Cultural Anthropology’s discussion of worldview helps us understand that supersessionism (the conviction that the church is the new Israel, replacing the old in the purposes of God) must be abandoned. This will revolutionize the church’s mission at a rate of speed determined by the church’s level of awareness, willingness, and cooperation.

Worldview may be defined as “the central assumptions, concepts and premises which are shared by a particular group of people and upon which they base their activities.”1 Because worldview assumptions are subconscious and therefore unquestioned, they are powerful, pervasive, and determinative of the behaviors, perceptions, evaluations, decisions, and actions of members of any given social group, culture or subculture.  Worldview assumptions are the “of courses” of a social group, culture, or subculture.  When someone questions or points out a worldview assumption to members of a given group, the members of the group will respond reflexively, “Of course!  That’s the way things are!  Anyone knows that!”

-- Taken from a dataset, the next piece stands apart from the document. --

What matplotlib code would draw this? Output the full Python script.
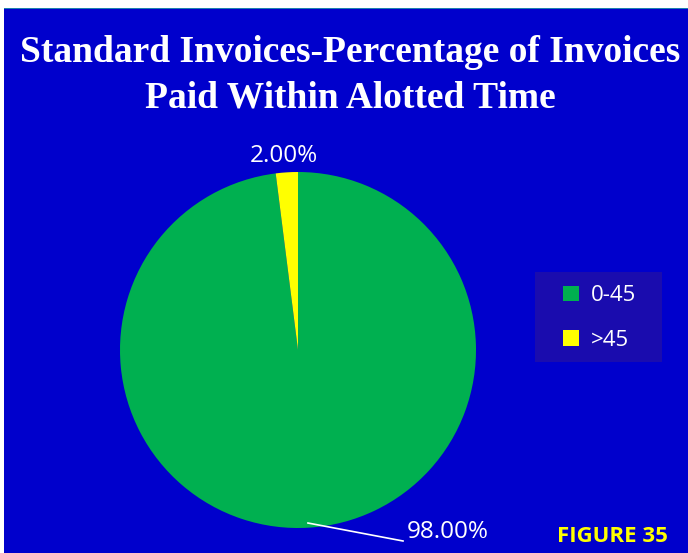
import matplotlib.pyplot as plt
from matplotlib.patches import Rectangle
import numpy as np

categories = ['0-45', '>45']
values = [98.0, 2.0]
labels = ['98.00%', '2.00%']
colors = ['#00B050', '#FFFF00']

W, H = 688, 553
fig = plt.figure(figsize=(W / 100, H / 100), dpi=100, facecolor='white')

def px_rect(x0, y0, x1, y1, color):
    # rectangle given in pixel coords from the top-left corner
    fig.patches.append(Rectangle((x0 / W, 1 - y1 / H), (x1 - x0) / W, (y1 - y0) / H,
                                 transform=fig.transFigure, facecolor=color,
                                 edgecolor='none', zorder=-5))

# blue chart area
px_rect(4, 9, W, H, '#0000CC')
px_rect(4, 7.5, W, 9, '#1F7FB0')
# legend box
px_rect(535, 272, 662, 362, '#1A0CAE')

fig.text(350 / W, 1 - 62 / H, 'Standard Invoices-Percentage of Invoices',
         ha='center', va='baseline', color='white', fontsize=27, fontweight='bold',
         family='Liberation Serif')
fig.text(350 / W, 1 - 108 / H, 'Paid Within Alotted Time',
         ha='center', va='baseline', color='white', fontsize=27, fontweight='bold',
         family='Liberation Serif')

cx, cy, r = 298, 350, 178
ax = fig.add_axes([(cx - r) / W, (H - cy - r) / H, 2 * r / W, 2 * r / H])
ax.set_facecolor('none')
wedges, _ = ax.pie(values, colors=colors, startangle=90, counterclock=False,
                   wedgeprops=dict(linewidth=0))
ax.set_xlim(-1, 1)
ax.set_ylim(-1, 1)
ax.set_aspect('equal')
ax.axis('off')

# data labels
ax.text(-0.079, 1.09, labels[1], ha='center', va='center', color='white', fontsize=17.5,
        family='Open Sans', clip_on=False)
ax.plot([0.056, 0.59], [-0.972, -1.073], color='white', lw=1.2, clip_on=False)
ax.text(0.61, -1.022, labels[0], ha='left', va='center', color='white', fontsize=17.5,
        family='Open Sans', clip_on=False)

leg = fig.legend(wedges, categories, loc='center', bbox_to_anchor=(600 / W, 1 - 318 / H),
                 frameon=False, prop={'family': 'Open Sans', 'size': 16},
                 handlelength=0.7, handleheight=0.7, handletextpad=0.55,
                 labelspacing=1.05, borderpad=0, borderaxespad=0)
for t in leg.get_texts():
    t.set_color('white')

fig.text(668 / W, 1 - 536 / H, 'FIGURE 35', ha='right', va='center', color='#FFFF00',
         fontsize=16, fontweight='bold', family='Open Sans')

fig.savefig('out.png', dpi=100, facecolor='white')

There are two classic models for describing the relationship between the ecclesia (church) and Israel. Supersessionism, a view advocated by many of the early church fathers, maintains that the ecclesia is the new spiritual Israel and replaces carnal Israel, the Jewish nation, as the people of God. For centuries, the negative justification for this displacement was that, by rejecting Yeshua, the Jewish people violated their covenant with God, which was conditioned on faithfulness. Texts in Scripture that refer to God’s promises to Israel and Israel’s eschatological role are, therefore, now to be interpreted allegorically in reference to the ecclesia. This ecclesiological perspective has been termed “punitive supersessionism.”

In recent years, a less negative justification for supersessionism has become widespread in New Testament studies: All the promises to the Jewish people are fulfilled exclusively in Israel’s representative, the Messiah Jesus, the quintessential Jew. As N. T. Wright states, “Paul explicitly and consciously transfers blessings from Israel according to the flesh to the Messiah, and thence to the church . . . Gal. 2–4 argues precisely that the worldwide believing church is the true family of Abraham, and that those who remain as ‘Israel according to the flesh’ are in fact the theological descendants of Hagar and Ishmael, with no title to the promises.” This outlook has been termed “economic supersessionism.”